Maybe it’s time to reset the balance point. 

This week, it was learned that Nigeria had passed a new law that makes it illegal simply to be gay. As the Telegraph reported, the Nigerian government is already making arrests. Uganda, with help from some Western religious groups as this report from Al Jazeera noted, has long been fairly high-profile in its criminalization of homosexuality. And the guardian report the gay man in Cameroon who was jailed for sending a text message to another man saying “I’m very much in love with you”, and who was later declared a prisoner of conscience by Amnesty International, has died.

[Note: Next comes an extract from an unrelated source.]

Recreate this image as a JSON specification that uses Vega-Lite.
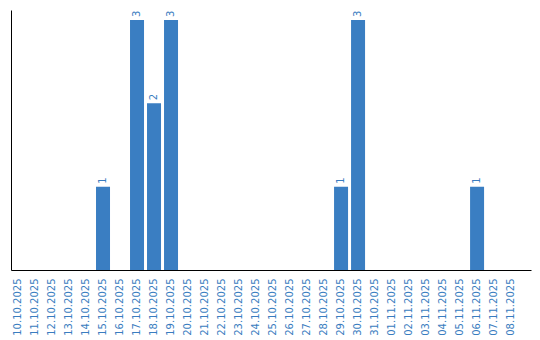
{
  "$schema": "https://vega.github.io/schema/vega-lite/v6.json",
  "autosize": {"type": "none"},
  "padding": {"left": 11, "top": 10, "right": 9, "bottom": 70},
  "width": 520,
  "height": 260,
  "background": "white",
  "config": {"view": {"stroke": null}, "font": "DejaVu Sans"},
  "data": {"values": [
    {"date": "10.10.2025", "count": 0},
    {"date": "11.10.2025", "count": 0},
    {"date": "12.10.2025", "count": 0},
    {"date": "13.10.2025", "count": 0},
    {"date": "14.10.2025", "count": 0},
    {"date": "15.10.2025", "count": 1},
    {"date": "16.10.2025", "count": 0},
    {"date": "17.10.2025", "count": 3},
    {"date": "18.10.2025", "count": 2},
    {"date": "19.10.2025", "count": 3},
    {"date": "20.10.2025", "count": 0},
    {"date": "21.10.2025", "count": 0},
    {"date": "22.10.2025", "count": 0},
    {"date": "23.10.2025", "count": 0},
    {"date": "24.10.2025", "count": 0},
    {"date": "25.10.2025", "count": 0},
    {"date": "26.10.2025", "count": 0},
    {"date": "27.10.2025", "count": 0},
    {"date": "28.10.2025", "count": 0},
    {"date": "29.10.2025", "count": 1},
    {"date": "30.10.2025", "count": 3},
    {"date": "31.10.2025", "count": 0},
    {"date": "01.11.2025", "count": 0},
    {"date": "02.11.2025", "count": 0},
    {"date": "03.11.2025", "count": 0},
    {"date": "04.11.2025", "count": 0},
    {"date": "05.11.2025", "count": 0},
    {"date": "06.11.2025", "count": 1},
    {"date": "07.11.2025", "count": 0},
    {"date": "08.11.2025", "count": 0}
  ]},
  "encoding": {
    "x": {
      "field": "date", "type": "nominal", "sort": null,
      "scale": {"paddingInner": 0.1765, "paddingOuter": 0.38, "align": 0},
      "axis": {
        "title": null, "labelAngle": -90, "labelAlign": "right", "labelBaseline": "middle",
        "labelColor": "#3a7dc0", "labelFontSize": 10, "labelFont": "DejaVu Sans",
        "ticks": false, "labelPadding": 8, "domainColor": "#000000", "domainWidth": 1,
        "grid": false, "labelOverlap": false
      }
    },
    "y": {
      "field": "count", "type": "quantitative",
      "scale": {"domain": [0, 3.12], "nice": false},
      "axis": {"title": null, "labels": false, "ticks": false, "grid": false, "domainColor": "#000000", "domainWidth": 1}
    }
  },
  "layer": [
    {"mark": {"type": "bar", "color": "#3a7ec2"}},
    {
      "transform": [{"filter": "datum.count > 0"}],
      "mark": {"type": "text", "angle": -90, "align": "left", "baseline": "middle", "dx": 3, "fontSize": 10, "font": "DejaVu Sans", "color": "#3a7dc0"},
      "encoding": {"text": {"field": "count", "type": "quantitative"}}
    }
  ]
}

Humanosphere recently re-posted a map from UNAIDS (pictured above) that showed fewer countries have laws protecting gays than do those having laws outlawing homosexuality.

Moving from lifestyle to belief, Britain’s Channel 4 News recently reported on the deadly risk of being (or admitting to being) an unbeliever in many countries.  Some 13 countries, most of them with predominantly or large Muslim populations, punish atheism with the death penalty.

At what point does ‘respecting sovereignty and cultural diversity’ become harmful?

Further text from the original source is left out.